→ **RECORD EXCERPTS**
◇ ◇ ◇ ◇
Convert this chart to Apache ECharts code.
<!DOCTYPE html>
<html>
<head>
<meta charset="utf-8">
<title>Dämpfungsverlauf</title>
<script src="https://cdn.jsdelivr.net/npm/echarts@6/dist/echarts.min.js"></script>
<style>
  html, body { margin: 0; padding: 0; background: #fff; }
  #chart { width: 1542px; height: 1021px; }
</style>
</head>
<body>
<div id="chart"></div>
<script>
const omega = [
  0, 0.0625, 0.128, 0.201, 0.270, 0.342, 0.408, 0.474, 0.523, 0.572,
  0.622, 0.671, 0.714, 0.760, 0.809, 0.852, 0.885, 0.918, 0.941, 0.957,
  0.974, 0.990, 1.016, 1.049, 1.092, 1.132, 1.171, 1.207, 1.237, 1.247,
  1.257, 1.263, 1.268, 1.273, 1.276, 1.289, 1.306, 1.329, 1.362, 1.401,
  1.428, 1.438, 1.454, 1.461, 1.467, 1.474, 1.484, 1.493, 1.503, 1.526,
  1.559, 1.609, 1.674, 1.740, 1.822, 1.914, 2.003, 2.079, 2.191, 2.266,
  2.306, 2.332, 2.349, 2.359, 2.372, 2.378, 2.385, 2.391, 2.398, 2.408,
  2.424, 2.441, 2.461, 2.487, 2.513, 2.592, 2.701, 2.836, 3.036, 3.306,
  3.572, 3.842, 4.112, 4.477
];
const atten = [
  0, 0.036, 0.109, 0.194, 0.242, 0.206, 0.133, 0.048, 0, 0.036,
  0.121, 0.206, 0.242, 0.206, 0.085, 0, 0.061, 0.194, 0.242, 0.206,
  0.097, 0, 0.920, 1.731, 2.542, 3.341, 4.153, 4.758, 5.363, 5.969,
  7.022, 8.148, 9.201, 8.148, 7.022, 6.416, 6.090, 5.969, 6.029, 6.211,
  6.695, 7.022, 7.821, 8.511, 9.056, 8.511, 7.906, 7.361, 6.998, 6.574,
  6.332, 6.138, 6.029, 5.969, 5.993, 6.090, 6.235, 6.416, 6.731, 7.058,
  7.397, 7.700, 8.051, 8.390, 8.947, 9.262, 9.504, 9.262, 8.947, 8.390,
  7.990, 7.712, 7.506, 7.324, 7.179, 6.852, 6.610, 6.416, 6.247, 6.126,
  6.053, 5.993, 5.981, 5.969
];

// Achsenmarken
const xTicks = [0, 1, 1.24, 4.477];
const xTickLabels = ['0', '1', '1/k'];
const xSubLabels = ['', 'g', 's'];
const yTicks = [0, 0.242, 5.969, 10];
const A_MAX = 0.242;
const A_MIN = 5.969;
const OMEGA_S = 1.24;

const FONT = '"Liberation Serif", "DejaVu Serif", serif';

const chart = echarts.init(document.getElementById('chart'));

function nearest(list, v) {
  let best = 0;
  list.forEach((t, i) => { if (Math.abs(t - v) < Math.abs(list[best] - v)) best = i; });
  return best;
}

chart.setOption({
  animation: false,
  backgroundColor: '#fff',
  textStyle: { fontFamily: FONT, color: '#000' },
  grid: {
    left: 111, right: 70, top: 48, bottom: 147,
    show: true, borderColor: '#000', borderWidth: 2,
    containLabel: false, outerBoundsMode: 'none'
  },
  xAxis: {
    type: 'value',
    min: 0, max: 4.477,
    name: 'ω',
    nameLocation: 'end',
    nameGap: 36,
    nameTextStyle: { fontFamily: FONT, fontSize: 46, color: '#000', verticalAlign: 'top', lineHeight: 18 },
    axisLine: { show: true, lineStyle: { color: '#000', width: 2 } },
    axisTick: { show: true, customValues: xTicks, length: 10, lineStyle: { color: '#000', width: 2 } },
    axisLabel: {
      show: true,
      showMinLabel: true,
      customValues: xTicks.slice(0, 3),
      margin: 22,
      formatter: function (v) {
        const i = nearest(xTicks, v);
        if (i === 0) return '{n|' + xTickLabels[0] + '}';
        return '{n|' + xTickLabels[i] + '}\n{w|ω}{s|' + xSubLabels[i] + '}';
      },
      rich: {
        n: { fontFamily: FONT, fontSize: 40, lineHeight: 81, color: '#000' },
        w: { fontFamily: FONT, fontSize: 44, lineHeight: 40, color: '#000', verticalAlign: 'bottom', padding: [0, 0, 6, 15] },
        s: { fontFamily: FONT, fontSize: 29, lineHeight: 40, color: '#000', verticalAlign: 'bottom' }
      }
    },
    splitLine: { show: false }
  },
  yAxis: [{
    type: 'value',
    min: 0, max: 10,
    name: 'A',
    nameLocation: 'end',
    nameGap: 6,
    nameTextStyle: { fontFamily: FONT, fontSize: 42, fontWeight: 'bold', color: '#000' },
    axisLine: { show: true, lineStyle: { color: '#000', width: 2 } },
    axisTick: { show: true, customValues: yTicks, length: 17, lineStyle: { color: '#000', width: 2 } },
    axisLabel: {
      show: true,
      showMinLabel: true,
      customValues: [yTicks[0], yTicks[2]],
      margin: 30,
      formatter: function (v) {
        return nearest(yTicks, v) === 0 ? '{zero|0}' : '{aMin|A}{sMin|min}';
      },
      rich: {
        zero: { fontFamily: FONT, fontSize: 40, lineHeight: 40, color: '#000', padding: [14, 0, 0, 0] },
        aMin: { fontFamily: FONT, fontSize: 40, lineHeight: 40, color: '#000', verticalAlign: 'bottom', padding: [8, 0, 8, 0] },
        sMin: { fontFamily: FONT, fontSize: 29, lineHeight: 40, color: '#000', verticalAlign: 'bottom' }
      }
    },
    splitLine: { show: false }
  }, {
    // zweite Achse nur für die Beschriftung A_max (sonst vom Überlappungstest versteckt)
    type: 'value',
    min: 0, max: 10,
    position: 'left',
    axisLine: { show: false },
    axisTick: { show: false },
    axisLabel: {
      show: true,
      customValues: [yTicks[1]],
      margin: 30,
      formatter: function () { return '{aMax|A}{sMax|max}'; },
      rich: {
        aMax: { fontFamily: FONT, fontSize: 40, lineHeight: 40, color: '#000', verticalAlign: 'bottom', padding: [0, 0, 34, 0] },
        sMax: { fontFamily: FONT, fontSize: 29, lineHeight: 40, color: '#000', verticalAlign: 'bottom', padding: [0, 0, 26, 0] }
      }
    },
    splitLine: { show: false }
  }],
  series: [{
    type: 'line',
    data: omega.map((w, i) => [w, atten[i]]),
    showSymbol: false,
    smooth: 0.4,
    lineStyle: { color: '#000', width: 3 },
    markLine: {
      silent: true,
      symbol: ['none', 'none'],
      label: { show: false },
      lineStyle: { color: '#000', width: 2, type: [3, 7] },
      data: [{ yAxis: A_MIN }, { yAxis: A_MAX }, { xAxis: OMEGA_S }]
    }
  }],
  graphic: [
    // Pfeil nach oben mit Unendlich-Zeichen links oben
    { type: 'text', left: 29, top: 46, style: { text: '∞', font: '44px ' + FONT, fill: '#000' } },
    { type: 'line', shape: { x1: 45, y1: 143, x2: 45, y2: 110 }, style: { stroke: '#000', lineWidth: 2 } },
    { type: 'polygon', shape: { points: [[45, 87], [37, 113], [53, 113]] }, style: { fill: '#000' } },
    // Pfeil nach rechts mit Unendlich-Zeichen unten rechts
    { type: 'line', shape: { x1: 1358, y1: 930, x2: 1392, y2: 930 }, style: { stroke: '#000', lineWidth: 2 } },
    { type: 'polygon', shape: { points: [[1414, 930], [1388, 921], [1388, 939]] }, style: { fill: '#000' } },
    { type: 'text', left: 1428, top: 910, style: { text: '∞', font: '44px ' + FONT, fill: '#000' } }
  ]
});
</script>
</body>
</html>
◇ ◇ ◇ ◇
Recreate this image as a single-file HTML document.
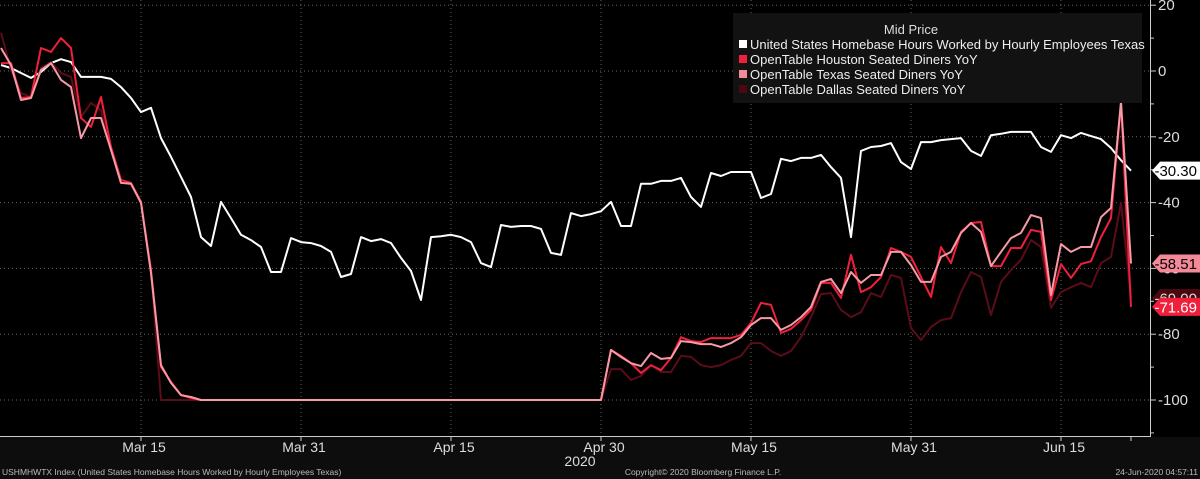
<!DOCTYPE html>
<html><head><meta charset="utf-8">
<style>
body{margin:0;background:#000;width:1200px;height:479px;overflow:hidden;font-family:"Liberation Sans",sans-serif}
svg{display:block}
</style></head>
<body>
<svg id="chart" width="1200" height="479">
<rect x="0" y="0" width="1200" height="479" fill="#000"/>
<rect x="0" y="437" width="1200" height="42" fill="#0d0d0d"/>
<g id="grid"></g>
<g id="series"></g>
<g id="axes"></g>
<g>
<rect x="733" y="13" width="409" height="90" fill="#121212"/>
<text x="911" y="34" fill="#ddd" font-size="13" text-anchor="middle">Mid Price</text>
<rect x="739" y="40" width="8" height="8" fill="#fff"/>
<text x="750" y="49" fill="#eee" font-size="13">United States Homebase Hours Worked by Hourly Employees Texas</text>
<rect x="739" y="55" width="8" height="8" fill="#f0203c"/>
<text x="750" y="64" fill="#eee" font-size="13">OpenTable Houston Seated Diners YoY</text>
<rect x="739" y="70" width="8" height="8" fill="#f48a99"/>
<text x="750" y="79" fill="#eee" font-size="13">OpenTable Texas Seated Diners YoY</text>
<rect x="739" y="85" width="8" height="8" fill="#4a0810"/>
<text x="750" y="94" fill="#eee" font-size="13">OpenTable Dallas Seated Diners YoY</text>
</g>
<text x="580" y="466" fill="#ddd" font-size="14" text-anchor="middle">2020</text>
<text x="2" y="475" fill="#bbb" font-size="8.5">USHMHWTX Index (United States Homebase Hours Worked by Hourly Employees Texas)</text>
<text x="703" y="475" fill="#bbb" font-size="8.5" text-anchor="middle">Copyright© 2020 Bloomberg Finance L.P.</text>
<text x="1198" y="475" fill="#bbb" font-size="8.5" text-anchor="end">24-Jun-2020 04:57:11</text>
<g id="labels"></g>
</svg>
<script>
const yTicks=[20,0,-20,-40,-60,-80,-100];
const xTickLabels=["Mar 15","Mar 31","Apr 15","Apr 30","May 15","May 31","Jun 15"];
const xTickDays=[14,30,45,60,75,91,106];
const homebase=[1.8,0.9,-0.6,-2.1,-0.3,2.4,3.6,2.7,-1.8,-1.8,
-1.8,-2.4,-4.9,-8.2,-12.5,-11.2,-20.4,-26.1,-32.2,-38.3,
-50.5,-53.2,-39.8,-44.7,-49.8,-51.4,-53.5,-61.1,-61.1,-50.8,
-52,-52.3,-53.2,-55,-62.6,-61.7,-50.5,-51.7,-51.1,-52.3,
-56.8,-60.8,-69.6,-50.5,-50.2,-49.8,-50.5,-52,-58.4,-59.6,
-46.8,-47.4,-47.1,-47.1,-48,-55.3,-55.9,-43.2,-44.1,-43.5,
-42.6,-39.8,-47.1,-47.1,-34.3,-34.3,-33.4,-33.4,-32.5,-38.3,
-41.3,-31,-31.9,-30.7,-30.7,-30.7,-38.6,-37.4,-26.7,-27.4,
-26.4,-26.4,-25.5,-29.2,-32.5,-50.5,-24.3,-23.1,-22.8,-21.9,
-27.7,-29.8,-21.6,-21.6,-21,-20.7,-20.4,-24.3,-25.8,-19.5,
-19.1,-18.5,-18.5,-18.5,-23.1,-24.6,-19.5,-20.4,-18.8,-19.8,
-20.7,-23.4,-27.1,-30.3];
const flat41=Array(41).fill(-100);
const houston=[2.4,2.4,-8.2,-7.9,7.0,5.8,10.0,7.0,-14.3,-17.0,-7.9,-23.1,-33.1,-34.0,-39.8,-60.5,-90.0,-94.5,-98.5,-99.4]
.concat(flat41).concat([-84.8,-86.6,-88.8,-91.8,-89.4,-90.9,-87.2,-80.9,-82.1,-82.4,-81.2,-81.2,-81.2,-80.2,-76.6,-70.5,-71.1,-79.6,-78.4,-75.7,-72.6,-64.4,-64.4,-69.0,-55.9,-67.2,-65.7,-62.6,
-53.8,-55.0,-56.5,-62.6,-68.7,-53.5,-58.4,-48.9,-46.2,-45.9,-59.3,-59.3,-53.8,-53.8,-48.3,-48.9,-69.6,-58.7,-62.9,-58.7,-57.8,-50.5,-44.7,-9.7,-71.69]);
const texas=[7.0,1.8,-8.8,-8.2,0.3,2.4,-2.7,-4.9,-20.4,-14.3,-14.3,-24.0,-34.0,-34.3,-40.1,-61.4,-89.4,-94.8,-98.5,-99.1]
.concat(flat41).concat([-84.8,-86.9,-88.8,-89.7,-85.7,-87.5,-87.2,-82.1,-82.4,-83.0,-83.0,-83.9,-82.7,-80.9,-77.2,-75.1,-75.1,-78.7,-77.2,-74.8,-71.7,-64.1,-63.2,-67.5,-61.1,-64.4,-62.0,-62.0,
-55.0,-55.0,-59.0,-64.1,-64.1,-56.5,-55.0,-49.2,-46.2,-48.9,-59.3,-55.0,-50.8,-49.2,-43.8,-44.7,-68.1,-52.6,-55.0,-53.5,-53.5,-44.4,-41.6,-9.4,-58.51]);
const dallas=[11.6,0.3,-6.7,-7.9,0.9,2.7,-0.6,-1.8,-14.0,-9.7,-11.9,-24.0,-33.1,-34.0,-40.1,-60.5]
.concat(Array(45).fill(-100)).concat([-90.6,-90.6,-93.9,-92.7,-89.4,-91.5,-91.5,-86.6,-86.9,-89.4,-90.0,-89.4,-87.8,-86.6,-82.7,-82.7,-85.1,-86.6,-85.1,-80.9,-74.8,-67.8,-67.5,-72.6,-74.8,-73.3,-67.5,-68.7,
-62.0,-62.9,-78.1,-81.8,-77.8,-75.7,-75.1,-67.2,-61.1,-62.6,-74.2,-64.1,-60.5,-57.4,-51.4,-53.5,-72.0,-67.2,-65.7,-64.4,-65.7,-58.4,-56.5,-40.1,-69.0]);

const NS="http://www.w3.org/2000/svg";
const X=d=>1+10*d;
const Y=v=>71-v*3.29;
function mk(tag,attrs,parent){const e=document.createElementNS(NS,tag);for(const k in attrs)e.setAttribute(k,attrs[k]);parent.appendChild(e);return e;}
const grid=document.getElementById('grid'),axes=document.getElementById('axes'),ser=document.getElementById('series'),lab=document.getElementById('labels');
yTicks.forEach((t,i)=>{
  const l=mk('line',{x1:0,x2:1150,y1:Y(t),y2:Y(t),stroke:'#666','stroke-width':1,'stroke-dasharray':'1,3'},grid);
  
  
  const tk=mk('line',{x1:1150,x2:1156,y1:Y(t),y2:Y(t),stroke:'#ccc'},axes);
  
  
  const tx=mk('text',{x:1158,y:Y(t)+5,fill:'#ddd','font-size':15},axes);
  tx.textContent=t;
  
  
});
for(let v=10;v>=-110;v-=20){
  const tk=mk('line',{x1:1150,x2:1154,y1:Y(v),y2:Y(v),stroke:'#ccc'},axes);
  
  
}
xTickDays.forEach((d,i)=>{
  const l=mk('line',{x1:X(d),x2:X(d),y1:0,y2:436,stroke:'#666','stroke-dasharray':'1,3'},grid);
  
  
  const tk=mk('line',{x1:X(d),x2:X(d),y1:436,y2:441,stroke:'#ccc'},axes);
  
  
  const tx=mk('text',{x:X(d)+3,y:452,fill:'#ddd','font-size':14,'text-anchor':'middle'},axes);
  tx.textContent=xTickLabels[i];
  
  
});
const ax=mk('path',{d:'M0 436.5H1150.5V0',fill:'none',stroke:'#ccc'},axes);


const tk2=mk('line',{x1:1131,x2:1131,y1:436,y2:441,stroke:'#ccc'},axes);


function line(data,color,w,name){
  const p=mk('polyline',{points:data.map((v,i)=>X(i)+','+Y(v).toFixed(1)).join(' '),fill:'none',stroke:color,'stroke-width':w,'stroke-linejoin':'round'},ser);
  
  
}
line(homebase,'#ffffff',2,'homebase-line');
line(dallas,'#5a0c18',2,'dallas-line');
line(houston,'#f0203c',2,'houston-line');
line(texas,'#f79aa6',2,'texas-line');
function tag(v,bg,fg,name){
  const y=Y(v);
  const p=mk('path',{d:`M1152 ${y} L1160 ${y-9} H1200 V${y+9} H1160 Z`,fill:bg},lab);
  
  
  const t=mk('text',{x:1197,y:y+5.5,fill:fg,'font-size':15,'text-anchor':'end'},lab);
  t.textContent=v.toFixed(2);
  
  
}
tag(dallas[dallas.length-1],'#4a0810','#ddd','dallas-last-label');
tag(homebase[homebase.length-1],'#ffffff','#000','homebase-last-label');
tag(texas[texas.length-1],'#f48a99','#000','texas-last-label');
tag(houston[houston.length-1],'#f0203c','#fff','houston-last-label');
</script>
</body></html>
◇ ◇ ◇ ◇
→ **JOB**
Count the lines in the entries above that include the string "this", then give only that figure.

→ **EXPECTED OUTPUT**
2